NAMG owns lease interests located in the Southern San Joaquin Basin covering its three prospects. On the Tejon Ranch Main lease the Company holds 290 gross acres and 270 net acres; on the Tejon Ranch Extension lease the Company holds 629 gross acres and 346 net acres; and on the White Wolf leases the Company holds 1,169 gross acres and 741 net acres. The majority of these leaseholds are held for primary terms of five years. The current leaseholds are set to expire over various periods from now until February 26, 2018 if no additional lease terms are negotiated or extended. The Company anticipates allowing leases in White Wolf and Tejon Ranch Main lapse upon their lease expirations, and accordingly has impaired these assets as of December 31, 2014. The Company has sold its working interest in the Tejon Ranch Extension leases and related well 77-20 on March 1, 2015 whereby the buyer Soda Creek Exploration LLC has agreed to assume the Company’s abandonment liability and provide NAMG with an overriding royalty of 1.5% of any oil and gas produced and NAMG will be refunded its security bond with the State of California.
Subject to availability of capital, the Company plans to continue using a combination of capital raising, farm-in and asset sale opportunities to develop NAMG’s leased acreage and where possible to maintain an interest either directly or through an overriding royalty exposure in the leases. Our objective is to build value through astute corporate deals to create long term shareholder wealth, through the acquisition and trading of our leases and continue to build a high impact successful exploration company.
The Company plans to continue using a combination of capital raisings and farm-in opportunities to develop NAMG’s leased acreage. The leaseholds are not held by drilling, and all required lease payments are made in order to retain properties for development of exploration and drilling.

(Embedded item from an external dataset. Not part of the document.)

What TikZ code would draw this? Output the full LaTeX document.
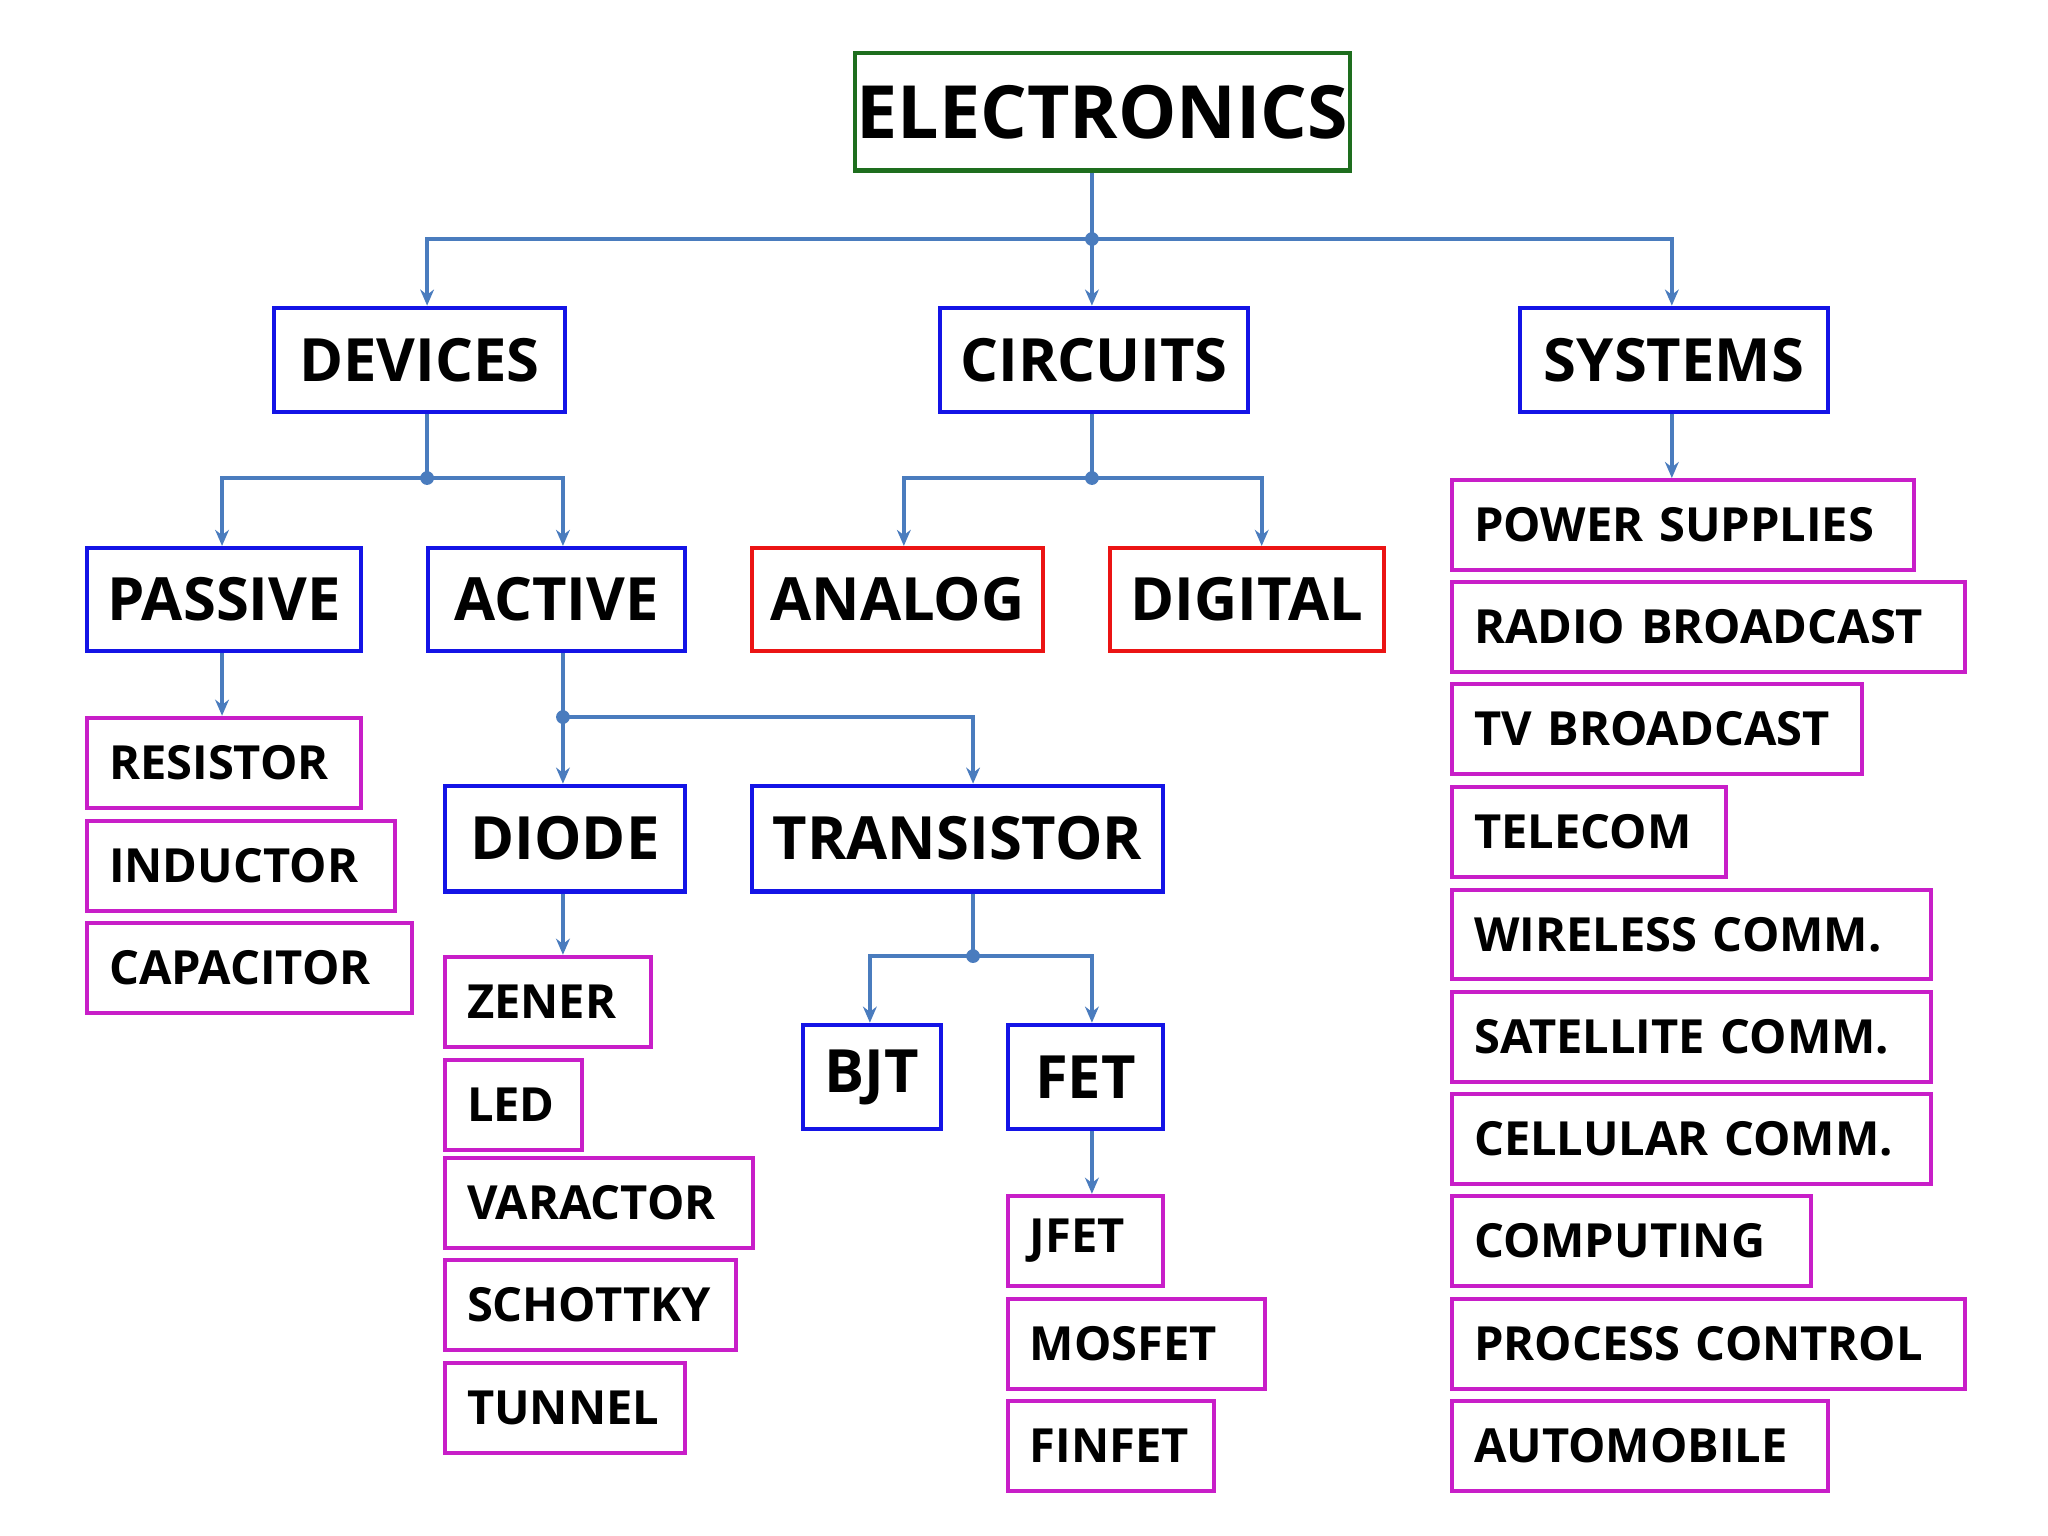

History and Corporate Structure
NAMG was incorporated as Calendar Dragon, Inc. on April 8, 2010 in the State of Nevada. From inception until the completion of the reverse acquisition on November 20, 2012, the Company was in the development stage of creating a new calendaring software application. On October 11, 2012, the Company filed an amendment to its Articles of Incorporation changing its name to North American Oil & Gas Corp. During that time, we had no revenue and our operations were limited to capital formation, organization, and development of our business plan and target customer market. As a result of the merger we ceased prior operations and are now engaged in an exploration stage oil and gas enterprise focused on the acquisition, stimulation, rehabilitation and asset improvement of leased acreage in California. NAMG has no developed reserves or production, and has not realized any revenues from operations.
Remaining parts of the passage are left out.